АВЕРИН: Городскую среду.
ГЕЛЬМАН: Городскую среду, да, чтобы можно было гулять по старой Москве. И там, в принципе это нет. Вместо этого есть зона реорганизации и зона стабилизации. Вот просто для справки, там практически 40 процентов центра Москвы - это зона реорганизации.
ЛАРСЕН: Перестраиваем к чертовой матери!
ГЕЛЬМАН: Можно перестраивать. Причем, зачастую памятники на генплане нарисованы по подошве, то есть, условно говоря, по стене обозначены. А это значит, что отошел на два метра и все - строй, делай все что хочешь. Второе - транспортная проблема. Вот сегодня в Москве на каждую тысячу жителей - 350 машин. В среднем в Европе - 600 машин.

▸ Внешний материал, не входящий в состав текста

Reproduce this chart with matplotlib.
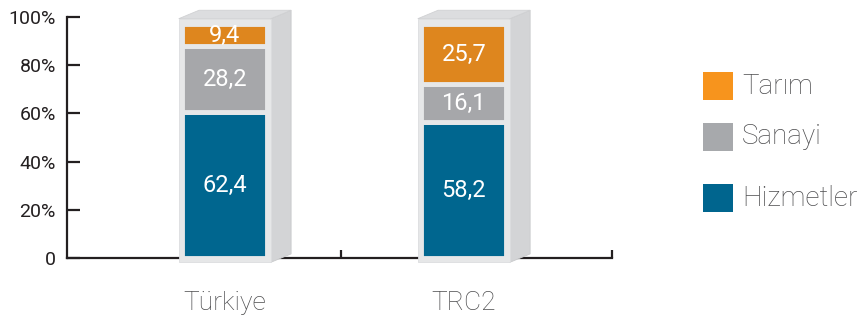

ЛАРСЕН: А в Америке, по-моему, чуть ли не 900.
ГЕЛЬМАН: Да. Но в Москве на транспорт приходится 8,7 процентов территории города. В Европе - 25 процентов, в Америке - 35. В самых чудовищных - 14-15 процентов. Мы даже не говорим о том, что они ставят дороги не там, где надо, а там, где они хотят строить. Но даже если они построят все то, что они планируют, это 0,5 процентов. То есть у нас будет 9 процентов площади. То есть не решается проблема, кроме всего прочего. Четыре центра Москвы объединены. То есть, сегодня деловой центр, административный центр, исторический центр и центр элитного жилья - это одно и то же место.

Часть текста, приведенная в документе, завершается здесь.